## PROMPT
Retype only the lines from the one containing "Rebuild this chart" through the one containing "['16%', '3%', '21%', '35%', '5%', '%13', '8%'];", both included, word for word. Pictures stay out of the copy.

Start of EXERCISE MATERIALS

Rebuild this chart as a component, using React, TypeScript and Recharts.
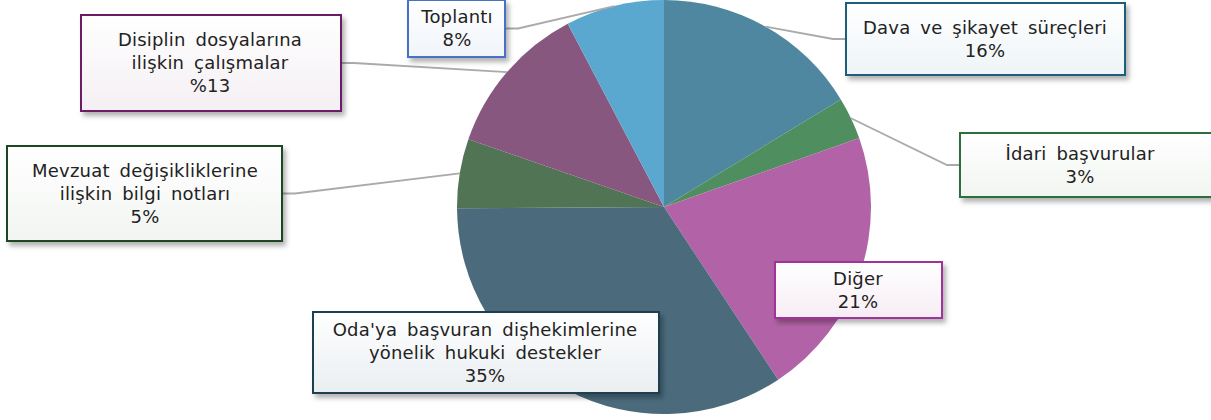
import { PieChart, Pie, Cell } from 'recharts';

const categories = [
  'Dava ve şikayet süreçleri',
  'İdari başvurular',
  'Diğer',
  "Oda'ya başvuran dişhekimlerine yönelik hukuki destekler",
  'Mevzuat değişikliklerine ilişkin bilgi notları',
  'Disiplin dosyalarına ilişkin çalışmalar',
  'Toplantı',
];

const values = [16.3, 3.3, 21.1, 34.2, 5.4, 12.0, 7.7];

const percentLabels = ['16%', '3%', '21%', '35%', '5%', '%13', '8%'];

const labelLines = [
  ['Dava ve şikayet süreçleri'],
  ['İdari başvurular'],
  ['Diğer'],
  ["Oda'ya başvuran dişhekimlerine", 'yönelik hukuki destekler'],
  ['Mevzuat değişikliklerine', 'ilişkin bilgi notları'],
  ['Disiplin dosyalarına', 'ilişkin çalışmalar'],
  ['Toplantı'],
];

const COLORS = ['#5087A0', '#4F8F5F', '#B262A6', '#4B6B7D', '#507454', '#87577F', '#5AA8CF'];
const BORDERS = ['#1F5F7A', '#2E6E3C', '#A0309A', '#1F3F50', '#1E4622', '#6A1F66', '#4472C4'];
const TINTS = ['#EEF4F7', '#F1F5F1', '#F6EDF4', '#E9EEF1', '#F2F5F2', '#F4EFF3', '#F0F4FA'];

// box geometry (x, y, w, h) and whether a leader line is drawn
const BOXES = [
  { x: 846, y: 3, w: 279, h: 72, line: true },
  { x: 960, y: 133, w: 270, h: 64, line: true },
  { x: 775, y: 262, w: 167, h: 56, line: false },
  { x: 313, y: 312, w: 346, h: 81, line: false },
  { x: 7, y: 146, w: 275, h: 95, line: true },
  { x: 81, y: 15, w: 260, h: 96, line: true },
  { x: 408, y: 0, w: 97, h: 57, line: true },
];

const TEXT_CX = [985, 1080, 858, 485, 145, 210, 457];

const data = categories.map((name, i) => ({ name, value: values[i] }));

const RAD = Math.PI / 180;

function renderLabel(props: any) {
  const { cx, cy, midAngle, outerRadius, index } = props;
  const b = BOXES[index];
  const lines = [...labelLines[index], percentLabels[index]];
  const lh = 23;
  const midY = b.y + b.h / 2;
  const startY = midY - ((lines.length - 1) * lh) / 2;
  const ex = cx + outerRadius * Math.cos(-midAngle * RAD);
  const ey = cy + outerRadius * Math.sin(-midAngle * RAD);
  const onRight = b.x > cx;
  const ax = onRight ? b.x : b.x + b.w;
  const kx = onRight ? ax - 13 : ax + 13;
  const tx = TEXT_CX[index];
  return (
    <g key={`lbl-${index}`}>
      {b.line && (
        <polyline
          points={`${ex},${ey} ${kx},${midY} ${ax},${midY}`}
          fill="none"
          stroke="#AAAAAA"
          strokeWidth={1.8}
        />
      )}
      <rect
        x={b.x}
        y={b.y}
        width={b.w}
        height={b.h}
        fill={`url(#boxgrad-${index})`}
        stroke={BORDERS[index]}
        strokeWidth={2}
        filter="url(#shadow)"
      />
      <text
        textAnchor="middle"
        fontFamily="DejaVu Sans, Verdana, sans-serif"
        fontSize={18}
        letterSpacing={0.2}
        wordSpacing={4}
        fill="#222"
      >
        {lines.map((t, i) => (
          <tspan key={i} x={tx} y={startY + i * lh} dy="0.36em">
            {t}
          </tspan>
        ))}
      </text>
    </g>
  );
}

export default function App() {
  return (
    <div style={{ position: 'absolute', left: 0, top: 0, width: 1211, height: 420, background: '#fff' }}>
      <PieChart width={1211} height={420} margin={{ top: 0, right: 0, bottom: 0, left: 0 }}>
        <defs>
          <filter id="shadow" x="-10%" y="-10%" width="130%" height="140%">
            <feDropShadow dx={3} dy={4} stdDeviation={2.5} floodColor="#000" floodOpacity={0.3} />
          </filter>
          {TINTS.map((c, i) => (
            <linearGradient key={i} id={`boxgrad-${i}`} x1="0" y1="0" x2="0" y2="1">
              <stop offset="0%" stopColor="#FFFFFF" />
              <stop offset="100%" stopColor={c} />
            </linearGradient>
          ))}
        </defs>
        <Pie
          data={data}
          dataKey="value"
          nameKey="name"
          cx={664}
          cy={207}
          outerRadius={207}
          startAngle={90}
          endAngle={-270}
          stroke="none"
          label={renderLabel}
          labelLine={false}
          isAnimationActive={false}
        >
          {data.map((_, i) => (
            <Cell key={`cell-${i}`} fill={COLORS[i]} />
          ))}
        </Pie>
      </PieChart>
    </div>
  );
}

End of EXERCISE MATERIALS
Start of EXERCISE MATERIALS

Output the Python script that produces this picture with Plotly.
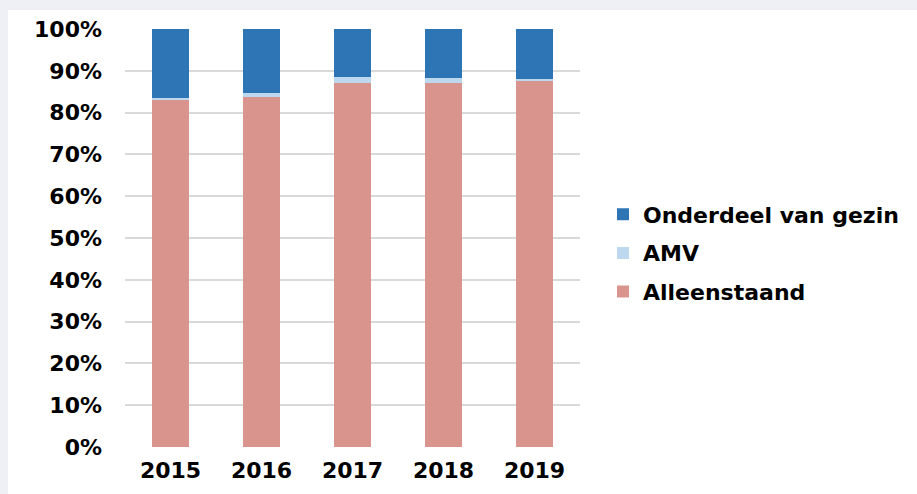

End of EXERCISE MATERIALS

## RESULT BELOW
Rebuild this chart as a component, using React, TypeScript and Recharts.
import { PieChart, Pie, Cell } from 'recharts';

const categories = [
  'Dava ve şikayet süreçleri',
  'İdari başvurular',
  'Diğer',
  "Oda'ya başvuran dişhekimlerine yönelik hukuki destekler",
  'Mevzuat değişikliklerine ilişkin bilgi notları',
  'Disiplin dosyalarına ilişkin çalışmalar',
  'Toplantı',
];

const values = [16.3, 3.3, 21.1, 34.2, 5.4, 12.0, 7.7];

const percentLabels = ['16%', '3%', '21%', '35%', '5%', '%13', '8%'];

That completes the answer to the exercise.